Still, my own entries to date have focused on day-to-day realities drawn from my own observations – attempts to comprehend contemporary social interactions, even if they appear to be history by the time the words finally appear in public.

~*~

In retrospect, my admiration of so much of Richard Brautigan’s output probably arises in the laid-back meandering of his hippie-era characters and their encounters. Think of Trout Fishing in America for starters.

~*~

More recently, Nicholson Baker has emerged as my favorite embodiment of the nonviolent sensibility. You could argue that nothing happens in the first 50 pages of The Incredible Story of Nory, and yet the tension is already mounting. To construct a successful novel on a father’s bottle-feeding session of an infant (Room Temperature) or a short escalator ride (The Mezzanine) is artistically courageous. Book of Matches, meanwhile, takes off on the simple premise of sitting by a fire in the predawn hours of deep winter – it could almost be blogging.
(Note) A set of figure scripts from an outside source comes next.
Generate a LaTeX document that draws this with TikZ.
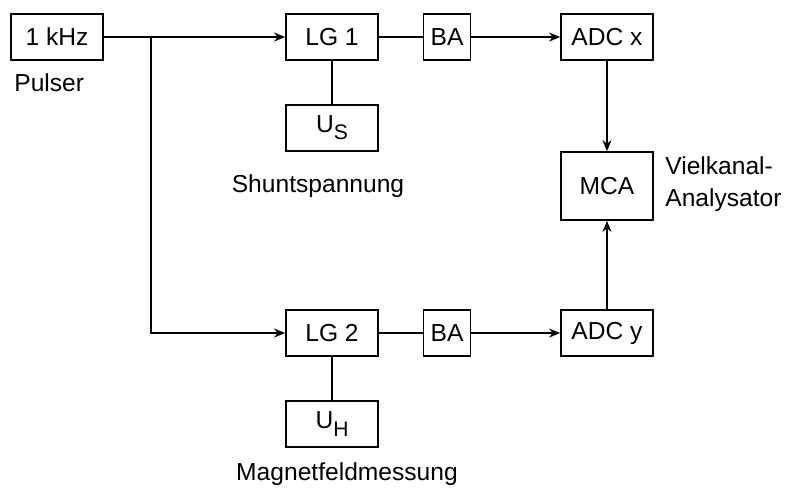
\documentclass[tikz,border=0pt]{standalone}
\usepackage{fontspec}
\setmainfont{Liberation Sans}
\usepackage{tikz}
\usetikzlibrary{positioning, arrows.meta}
\newcommand{\lowsub}[1]{\raisebox{-0.55ex}{\fontsize{12}{12}\selectfont #1}}
\tikzset{
  unit/.style={
    draw, rectangle, line width=1pt,
    minimum width=1.84cm, minimum height=0.92cm,
    font=\fontsize{14}{17}\selectfont, inner sep=1pt, align=center
  },
  ba/.style={unit, minimum width=0.94cm},
  mca/.style={unit, minimum height=1.36cm},
  lbl/.style={font=\fontsize{14}{18}\selectfont, inner sep=0pt},
  wire/.style={line width=1pt},
  sig/.style={-{Stealth[length=2.2mm, width=1.8mm]}, line width=1pt},
}
\begin{document}
\begin{tikzpicture}[x=0.02cm, y=-0.02cm]
        \useasboundingbox (0,0) rectangle (785,488);
        % top branch
        \node[unit] (pulser) at (57, 37) {1 kHz};
        \node[lbl, anchor=west] (pulsertxt) at (14, 83) {Pulser};
        \coordinate (split) at (151, 37);
        \node[unit] (lg1) at (332, 37) {LG 1};
        \node[unit] (us) at (332, 128) {U\lowsub{S}};
        \node[lbl] (ustxt) at (318, 186) {Shuntspannung};
        \node[ba] (ba1) at (447, 37) {BA};
        \node[unit] (adcx) at (607, 37) {ADC x};
        \node[mca] (mca) at (607, 186) {MCA};
        \node[lbl, anchor=west, align=left] (mcatxt) at (665, 184) {Vielkanal-\\Analysator};
        % bottom branch
        \node[unit] (lg2) at (332, 333) {LG 2};
        \node[unit] (uh) at (332, 424) {U\lowsub{H}};
        \node[lbl] (uhtxt) at (347, 474) {Magnetfeldmessung};
        \node[ba] (ba2) at (447, 333) {BA};
        \node[unit] (adcy) at (607, 333) {ADC y};
        % connections
        \draw[wire] (pulser) -- (split);
        \draw[sig] (split) -- (lg1);
        \draw[sig] (split) |- (lg2);
        \draw[wire] (lg1) -- (us);
        \draw[wire] (lg2) -- (uh);
        \draw[wire] (lg1) -- (ba1);
        \draw[wire] (lg2) -- (ba2);
        \draw[sig] (ba1) -- (adcx);
        \draw[sig] (ba2) -- (adcy);
        \draw[sig] (adcx) -- (mca);
        \draw[sig] (adcy) -- (mca);
\end{tikzpicture}
\end{document}
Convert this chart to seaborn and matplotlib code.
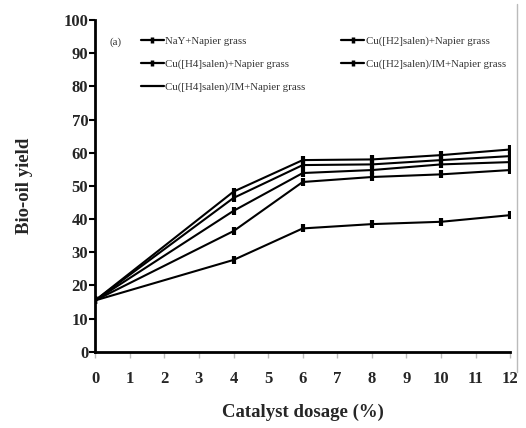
import matplotlib
matplotlib.use("Agg")
import matplotlib.pyplot as plt
import seaborn as sns
import pandas as pd
from matplotlib.lines import Line2D

dosage = [0, 4, 6, 8, 10, 12]
nay = [15.5, 27.7, 37.2, 38.5, 39.2, 41.2]
h2salen = [15.5, 36.4, 51.2, 52.7, 53.5, 54.8]
h4salen = [15.5, 42.5, 53.9, 54.8, 56.5, 57.2]
h2salen_im = [15.5, 46.4, 56.3, 56.5, 57.8, 59.0]
h4salen_im = [15.5, 48.3, 57.8, 58.0, 59.3, 61.0]

names = ["NaY+Napier grass", "Cu([H2]salen)+Napier grass", "Cu([H4]salen)+Napier grass",
         "Cu([H2]salen)/IM+Napier grass", "Cu([H4]salen)/IM+Napier grass"]
series = [nay, h2salen, h4salen, h2salen_im, h4salen_im]
x_ticks = list(range(0, 13))
y_ticks = list(range(0, 101, 10))

sns.set_theme(style="white")
plt.rcParams['font.family'] = ['Liberation Serif', 'DejaVu Serif']

fig = plt.figure(figsize=(5.26, 4.28), dpi=100)
ax = fig.add_axes([0.181, 0.178, 0.789, 0.775])

rows = []
for n, s in zip(names, series):
    for xv, yv in zip(dosage, s):
        rows.append({"x": xv, "y": yv, "series": n})
df = pd.DataFrame(rows)

for n in names:
    sub = df[df["series"] == n]
    sns.lineplot(data=sub, x="x", y="y", ax=ax, color="black", linewidth=1.5,
                 marker="|", markersize=6, markeredgewidth=3, markeredgecolor="black",
                 legend=False)

ax.set_xlim(0, 12)
ax.set_ylim(0, 100)
ax.set_xticks(x_ticks)
ax.set_yticks(y_ticks)
ax.set_xticklabels([str(t) for t in x_ticks], fontweight="bold", fontsize=12)
ax.set_yticklabels([str(t) for t in y_ticks], fontweight="bold", fontsize=12)
ax.tick_params(axis="x", direction="out", length=4, width=1, color="#bbbbbb", pad=10, bottom=True)
ax.tick_params(axis="y", direction="out", length=4, width=1.5, color="black", pad=1, left=True)
for sp in ["top", "right"]:
    ax.spines[sp].set_visible(False)
for sp in ["left", "bottom"]:
    ax.spines[sp].set_color("black")
    ax.spines[sp].set_linewidth(2)
ax.set_xlabel("Catalyst dosage (%)", fontweight="bold", fontsize=13.5, labelpad=12)
ax.set_ylabel("Bio-oil yield", fontweight="bold", fontsize=13.5, labelpad=22)

handles = {n: Line2D([], [], color="black", lw=1.6, marker="|", markersize=5, markeredgewidth=2.5) for n in names}
handles[names[4]] = Line2D([], [], color="black", lw=1.6)
order = [names[0], names[2], names[4], names[1], names[3]]
leg = fig.legend([handles[n] for n in order], order, ncol=2, loc="upper left",
                 bbox_to_anchor=(141/526, 1 - 36/428), bbox_transform=fig.transFigure,
                 frameon=False, fontsize=7.8, borderpad=0, borderaxespad=0,
                 handlelength=2.1, handletextpad=0.15, columnspacing=3.3, labelspacing=1.25)
for t in leg.get_texts():
    t.set_color("#333333")
fig.text(110/526, 1 - 42/428, "(a)", fontsize=7.8, color="#333333", va="center")

fig.add_artist(Line2D([517/526, 517/526], [0.99, 0.13], transform=fig.transFigure, color="#bbbbbb", lw=1))

fig.savefig("out.png", dpi=100)
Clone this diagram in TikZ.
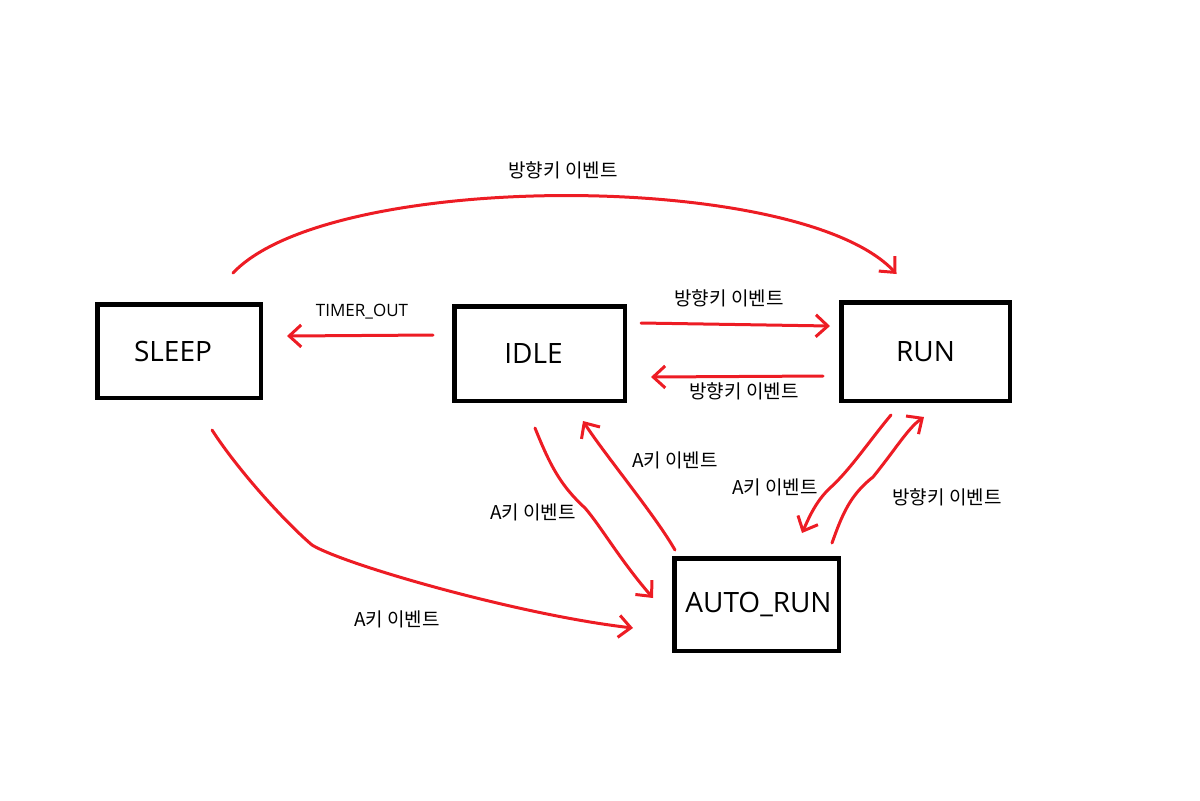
\documentclass[tikz,border=0pt]{standalone}
\usepackage{fontspec}
\setmainfont{Open Sans}
\newfontfamily\cjk{Noto Sans CJK KR}
\usetikzlibrary{arrows.meta,calc}
\definecolor{pred}{RGB}{237,28,36}
\tikzset{
  state/.style={draw=black, line width=2.25pt, inner sep=0pt, font=\fontsize{14}{16}\selectfont},
  redarrow/.style={draw=pred, line width=1.5pt, line cap=round, line join=round,
    -{Straight Barb[length=6pt,width=11pt]}},
  lbl/.style={inner sep=1pt, font=\cjk\fontsize{9.5}{11}\selectfont},
  lbllat/.style={inner sep=1pt, font=\fontsize{8.5}{10}\selectfont},
}
\begin{document}
\begin{tikzpicture}[x=0.5pt,y=-0.5pt]
\useasboundingbox (0,0) rectangle (1200,800);
% states
\node[state, minimum width=81.75pt, minimum height=46.75pt] (sleep) at (179,351) {\hspace*{-6pt}SLEEP};
\node[state, minimum width=85.25pt, minimum height=47.25pt] (idle) at (539.5,353.5) {\hspace*{-6pt}IDLE};
\node[state, minimum width=84.25pt, minimum height=49.25pt] (run) at (925.5,351.5) {\raisebox{-2.25pt}{RUN}};
\node[state, minimum width=82.25pt, minimum height=46.25pt] (auto) at (756.5,604.5) {\hspace*{2pt}AUTO\_RUN};
% connectors
\draw[redarrow] ($(sleep.north)+(54,-29)$) .. controls (330,170) and (800,170) .. ($(run.north)+(-29,-26)$);
\draw[redarrow] ($(idle.west)+(-19,-18.5)$) -- ($(sleep.east)+(24,-15)$);
\draw[redarrow] ($(idle.east)+(14,-30.5)$) -- ($(run.west)+(-9,-25.5)$);
\draw[redarrow] ($(run.west)+(-16,24.5)$) -- ($(idle.east)+(24,23.5)$);
\draw[redarrow] ($(sleep.south)+(33,30)$) .. controls (238,470) and (283,520) .. (312,545)
   .. controls (345,565) and (520,615) .. ($(auto.west)+(-39,23.5)$);
\draw[redarrow] ($(idle.south)+(-4.5,25)$) .. controls (550,465) and (560,485) .. (585,508)
   .. controls (600,525) and (620,560) .. ($(auto.west)+(-19,-6.5)$);
\draw[redarrow] ($(auto.north)+(-81.5,-6)$) .. controls (655,515) and (605,455) .. ($(idle.south)+(43.5,18)$);
\draw[redarrow] ($(run.south)+(-34.5,12)$) .. controls (870,440) and (850,470) .. (830,488)
   .. controls (815,502) and (808,520) .. ($(auto.north)+(45.5,-23)$);
\draw[redarrow] ($(auto.north)+(75.5,-13)$) .. controls (842,515) and (850,495) .. (873,477)
   .. controls (895,450) and (908,428) .. ($(run.south)+(-1.5,14)$);
% labels
\node[lbl] (l1) at (563,170) {방향키 이벤트};
\node[lbllat] (l2) at (362,312) {TIMER\_OUT};
\node[lbl] (l3) at (729,298) {방향키 이벤트};
\node[lbl] (l4) at (744,391) {방향키 이벤트};
\node[lbl] (l5) at (397,619) {A키 이벤트};
\node[lbl] (l6) at (533,512) {A키 이벤트};
\node[lbl] (l7) at (675,460) {A키 이벤트};
\node[lbl] (l8) at (775,487) {A키 이벤트};
\node[lbl] (l9) at (947,497) {방향키 이벤트};
\end{tikzpicture}
\end{document}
His latest volume, Traveling Sprinkler, pretty much slipped under the radar, yet impresses me as a nearly perfect example of the no-major-conflict novel. His main character, the minor-league poet and anthologist Paul Chowder, faces nothing more challenging than the question of whether his ex-girlfriend will return to him as he muddles through middle age. Yet along the way, Baker weaves in ruminations about the American health system and public education, the advantages of rhyming in song lyrics in contrast to poems, aspects of recording technology, basics of bassoon performance, collectors’ perspectives on lawn sprinklers and related outdoors gear, experiences of Quaker worship, and some travel pointers for Portsmouth, New Hampshire. Billed as a sequel to The Anthologist, it stands well on its own as a rich and deeply personal tapestry. What could be better? Even without a slew of dead bodies?